Ele passou o braço por seus ombros e ela deitou a cabeça em seu peito, lá parecia ser o lugar certo para ela estar. Desde o dia que se conheceram sentiu isso.
- Shi... - ele sussurrou acariciando seu cabelo. - Já passou!
Ela levantou a cabeça de seu peito e o encarou.
- Eu sou inocente... Fui presa injustamente.. Eu não faria mal a ninguém, e de repente tudo isso acabou com a minha vida... Eu não tenho mais emprego, minha vida é uma droga, não falo com a única pessoa que conheço da minha família, sou uma fracassada... - as palavras saiam rapidamente da boca e antes que ela se desse conta, foi calada pelos lábios de Poncho sobre os seus.
Ele a segurou pela nuca e manteve os lábios colados por breve segundos, tempo suficiente para que ela fechasse os olhos e entreabrisse os lábios.
Mas assim que ela o fez, ele se afastou. Ela baixou a cabeça, envergonhada. Claro que ele não iria querer mais nada com ela depois de descobrir seu passado.
- Mesmo querendo muito isso.. Não quero te machucar.. Sua boca ainda está muito ferida.. - ele tocou com as pontas dos dedos o canto da boca dela, fazendo ela fechar os olhos.
- Não se preocupe com isso... Faça o que quer fazer... - ela sussurrou ainda de olhos fechados.
Poncho fechou os olhos uns instantes antes de se dar conta do que estava prestes a fazer. Tocou novamente os lábios dela com os seus, lentamente e carinhosamente.
Quando ela entreabriu os lábios novamente, ele não se afastou, apenas deixou que o beijo acontecesse naturalmente.
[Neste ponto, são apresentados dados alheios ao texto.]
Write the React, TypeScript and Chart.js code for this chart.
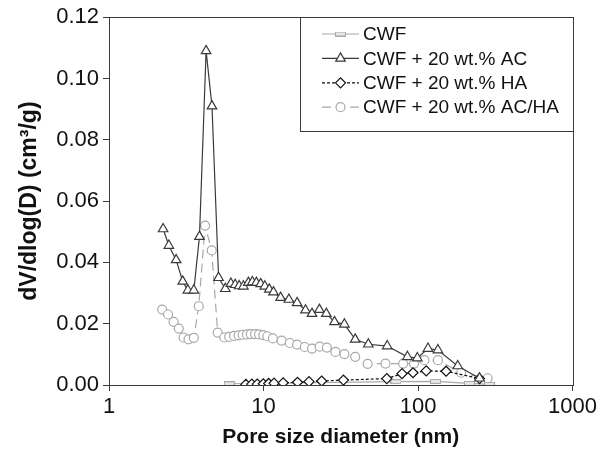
import React, { useEffect, useRef } from "react";
import { Chart, registerables } from "chart.js";

Chart.register(...registerables);

// ---- data (pore diameter in nm, dV/dlog(D) in cm3/g) ----
const cwfD = [6.0, 72, 130, 215, 290];
const cwfV = [0.0004, 0.0011, 0.0012, 0.0005, 0.0002];

const acD = [2.24, 2.44, 2.72, 3.0, 3.24, 3.54, 3.85, 4.25, 4.64, 5.12, 5.66, 6.15, 6.56, 6.96, 7.41, 7.98, 8.47, 8.99, 9.59, 10.2, 10.9, 11.6, 12.9, 14.6, 16.5, 18.7, 20.6, 23.0, 25.5, 28.8, 33.4, 39.2, 47.7, 63.2, 85.4, 99, 116, 134.5, 180.7, 250];
const acV = [0.0509, 0.0455, 0.0408, 0.0338, 0.0309, 0.0309, 0.0484, 0.109, 0.091, 0.035, 0.0314, 0.0331, 0.0327, 0.0323, 0.0322, 0.0334, 0.0336, 0.0334, 0.033, 0.0322, 0.0312, 0.0303, 0.0285, 0.0279, 0.0268, 0.0244, 0.0233, 0.0246, 0.0233, 0.0206, 0.0198, 0.0149, 0.0133, 0.0127, 0.0092, 0.0088, 0.0119, 0.0114, 0.0062, 0.0022];

const haD = [7.69, 8.4, 9.11, 9.97, 10.8, 11.7, 13.4, 16.6, 19.7, 23.8, 32.9, 62.8, 78.8, 92.8, 113, 152, 250];
const haV = [0.0002, 0.0003, 0.0003, 0.0004, 0.0005, 0.0006, 0.0007, 0.0009, 0.0011, 0.0013, 0.0016, 0.0021, 0.0037, 0.004, 0.0046, 0.0045, 0.0021];

const achaD = [2.21, 2.41, 2.62, 2.83, 3.04, 3.27, 3.54, 3.81, 4.19, 4.62, 5.05, 5.57, 6.0, 6.45, 6.89, 7.33, 7.81, 8.27, 8.82, 9.35, 9.97, 10.6, 11.5, 13.1, 14.8, 16.5, 18.5, 20.6, 23.1, 25.7, 29.2, 33.4, 39.2, 47.2, 61.6, 80.1, 94.2, 110, 134.5, 190, 282];
const achaV = [0.0246, 0.023, 0.0206, 0.0184, 0.0155, 0.0149, 0.0154, 0.0257, 0.052, 0.0439, 0.0171, 0.0155, 0.0157, 0.016, 0.0162, 0.0164, 0.0165, 0.0166, 0.0166, 0.0165, 0.0163, 0.0159, 0.0152, 0.0145, 0.0137, 0.0132, 0.0124, 0.0119, 0.0125, 0.0122, 0.0108, 0.0101, 0.0092, 0.0069, 0.007, 0.007, 0.007, 0.0081, 0.0081, 0.004, 0.0022];

const seriesNames = ["CWF", "CWF + 20 wt.% AC", "CWF + 20 wt.% HA", "CWF + 20 wt.% AC/HA"];
const xTicks = [1, 10, 100, 1000];
const yTicks = [0, 0.02, 0.04, 0.06, 0.08, 0.1, 0.12];
const xTitle = "Pore size diameter (nm)";
const yTitle = "dV/dlog(D) (cm\u00B3/g)";

const FONT = "'Liberation Sans', Arial, Helvetica, sans-serif";
const DARK = "#3a3a3a";
const LIGHT = "#a8a8a8";

const toPts = (d: number[], v: number[]) => d.map((x, i) => ({ x, y: v[i] }));

function makeDashMarker(): HTMLCanvasElement {
  const c = document.createElement("canvas");
  c.width = 11;
  c.height = 5;
  const g = c.getContext("2d")!;
  g.fillStyle = "#e6e6e6";
  g.fillRect(0.5, 0.5, 10, 4);
  g.strokeStyle = LIGHT;
  g.lineWidth = 1;
  g.strokeRect(0.5, 0.5, 10, 4);
  return c;
}

function drawMarker(ctx: CanvasRenderingContext2D, style: any, x: number, y: number, r: number, stroke: string) {
  ctx.save();
  ctx.setLineDash([]);
  if (typeof style !== "string") {
    ctx.drawImage(style, x - style.width / 2, y - style.height / 2);
    ctx.restore();
    return;
  }
  ctx.beginPath();
  if (style === "triangle") {
    ctx.moveTo(x, y - r);
    ctx.lineTo(x + 0.866 * r, y + 0.5 * r);
    ctx.lineTo(x - 0.866 * r, y + 0.5 * r);
    ctx.closePath();
  } else if (style === "rectRot") {
    ctx.moveTo(x - r, y);
    ctx.lineTo(x, y - r);
    ctx.lineTo(x + r, y);
    ctx.lineTo(x, y + r);
    ctx.closePath();
  } else {
    ctx.arc(x, y, r, 0, Math.PI * 2);
  }
  ctx.fillStyle = "#ffffff";
  ctx.fill();
  ctx.strokeStyle = stroke;
  ctx.lineWidth = 1.2;
  ctx.stroke();
  ctx.restore();
}

const framePlugin = {
  id: "frame",
  afterDraw(chart: any) {
    const { ctx, chartArea } = chart;
    ctx.save();
    ctx.strokeStyle = DARK;
    ctx.lineWidth = 1;
    ctx.setLineDash([]);
    ctx.strokeRect(Math.round(chartArea.left) + 0.5, Math.round(chartArea.top) + 0.5, Math.round(chartArea.right - chartArea.left), Math.round(chartArea.bottom - chartArea.top));
    ctx.restore();
  },
};

const legendPlugin = {
  id: "customLegend",
  afterDraw(chart: any) {
    const { ctx, chartArea } = chart;
    const right = Math.round(chartArea.right) + 0.5;
    const top = Math.round(chartArea.top) + 0.5;
    const left = 300.5;
    const bottom = 131.5;
    ctx.save();
    ctx.fillStyle = "#ffffff";
    ctx.fillRect(left, top, right - left, bottom - top);
    ctx.strokeStyle = DARK;
    ctx.lineWidth = 1;
    ctx.strokeRect(left, top, right - left, bottom - top);
    chart.data.datasets.forEach((ds: any, i: number) => {
      const y = 34 + i * 24.4;
      ctx.beginPath();
      ctx.setLineDash(ds.borderDash || []);
      ctx.strokeStyle = ds.borderColor;
      ctx.lineWidth = ds.borderWidth;
      ctx.moveTo(322, y);
      ctx.lineTo(359, y);
      ctx.stroke();
      drawMarker(ctx, ds.pointStyle, 340.5, y, ds.pointRadius, ds.pointBorderColor);
      ctx.setLineDash([]);
      ctx.fillStyle = "#111";
      ctx.font = `19px ${FONT}`;
      ctx.textBaseline = "middle";
      ctx.textAlign = "left";
      ctx.fillText(ds.label, 363, y + 1);
    });
    ctx.restore();
  },
};

export default function App() {
  const ref = useRef<HTMLCanvasElement | null>(null);

  useEffect(() => {
    if (!ref.current) return;
    const dash = makeDashMarker();
    const chart = new Chart(ref.current, {
      type: "line",
      data: {
        datasets: [
          {
            label: seriesNames[0],
            data: toPts(cwfD, cwfV),
            borderColor: LIGHT,
            borderWidth: 1.2,
            pointStyle: dash as any,
            pointRadius: 4,
            pointBorderColor: LIGHT,
            pointBackgroundColor: "#fff",
            order: 4,
          },
          {
            label: seriesNames[1],
            data: toPts(acD, acV),
            borderColor: DARK,
            borderWidth: 1.2,
            pointStyle: "triangle",
            pointRadius: 5.5,
            pointBorderColor: DARK,
            pointBackgroundColor: "#fff",
            pointBorderWidth: 1.2,
            order: 1,
          },
          {
            label: seriesNames[2],
            data: toPts(haD, haV),
            borderColor: "#111",
            borderWidth: 1.2,
            borderDash: [3, 2],
            pointStyle: "rectRot",
            pointRadius: 5,
            pointBorderColor: "#111",
            pointBackgroundColor: "#fff",
            pointBorderWidth: 1.2,
            order: 2,
          },
          {
            label: seriesNames[3],
            data: toPts(achaD, achaV),
            borderColor: LIGHT,
            borderWidth: 1.2,
            borderDash: [9, 5],
            pointStyle: "circle",
            pointRadius: 4.5,
            pointBorderColor: LIGHT,
            pointBackgroundColor: "#fff",
            pointBorderWidth: 1.2,
            order: 3,
          },
        ] as any,
      },
      options: {
        animation: false,
        responsive: false,
        devicePixelRatio: 1,
        layout: { padding: { top: 15, right: 25, left: 0, bottom: 0 } },
        plugins: { legend: { display: false }, tooltip: { enabled: false } },
        elements: { line: { tension: 0 } },
        scales: {
          x: {
            type: "logarithmic",
            min: 1,
            max: 1000,
            afterBuildTicks: (s: any) => {
              s.ticks = xTicks.map((v) => ({ value: v }));
            },
            afterFit: (s: any) => {
              s.height = 75;
            },
            ticks: {
              autoSkip: false,
              maxRotation: 0,
              padding: 3,
              color: "#111",
              font: { family: FONT, size: 22 },
              callback: (v: any) => String(v),
            },
            grid: { drawOnChartArea: false, drawTicks: true, tickLength: 6, color: DARK },
            border: { display: true, color: DARK },
            title: {
              display: true,
              text: xTitle,
              color: "#111",
              font: { family: FONT, size: 21, weight: "bold" },
              padding: { top: 0, bottom: 10 },
            },
          },
          y: {
            type: "linear",
            min: 0,
            max: 0.12,
            afterBuildTicks: (s: any) => {
              s.ticks = yTicks.map((v) => ({ value: v }));
            },
            afterFit: (s: any) => {
              s.width = 109;
            },
            ticks: {
              padding: 4,
              color: "#111",
              font: { family: FONT, size: 22 },
              callback: (v: any) => Number(v).toFixed(2),
            },
            grid: { drawOnChartArea: false, drawTicks: true, tickLength: 6, color: DARK },
            border: { display: true, color: DARK },
            title: {
              display: true,
              text: yTitle,
              color: "#111",
              font: { family: FONT, size: 23, weight: "bold" },
              padding: { top: 16, bottom: 0 },
            },
          },
        },
      } as any,
      plugins: [framePlugin, legendPlugin],
    });
    return () => chart.destroy();
  }, []);

  return (
    <div style={{ position: "absolute", left: 0, top: 0, width: 600, height: 460, background: "#fff" }}>
      <canvas ref={ref} width={600} height={460} />
    </div>
  );
}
Ele tomava muito cuidado e segurava seu rosto entre as mãos, como se ela fosse de cristal.
As línguas dançavam juntas, porém ele não permitia que a pressão do beijo fosse muito forte, para não machuca-la. Separaram-se segundos depois, ambos ainda com os olhos fechados. Ele abriu os olhos primeiro e tocou o rosto dela, que deitou a cabeça em sua palma.
- Me deixe cuidar de você... Me deixe te ajudar a reescrever a sua história.. Me deixe apagar tudo que você sofreu..
Ela abriu os olhos e ambos se encararam durante alguns segundos.
- Você não sente vergonha de mim? - ela disse tão baixo que se o hospital não estivesse tão silencioso, ele não teria ouvido.
- Não! - ele respondeu seguro de si.
- Nem um pouco? - os olhos dela estavam marejados.
- Nada! - ele acariciou o rosto dela, limpando uma lágrima que escorreu.
Ela fungou e jogou seu braço bom em volta do pescoço dele, o apertando contra si.
- Você deixa eu cuidar de você? - ele repetiu a pergunta enquanto afagava seus cabelos.
- Si-si-sim... - ela gaguejou e ele se afastou do abraço, sorrindo. Juntou seus lábios com os dela novamente.
- Eu prometo que nunca mais ninguém vai te machucar! - ele a abraçou de novo, fazendo com que ela deitasse a cabeça em seu peito.
- Eu confio em você! - disse apertando a cintura dele e depositando um beijo em seu peito, onde estava deitada.
Anahi adormeceu minutos depois, ainda amparada nos braços de Poncho.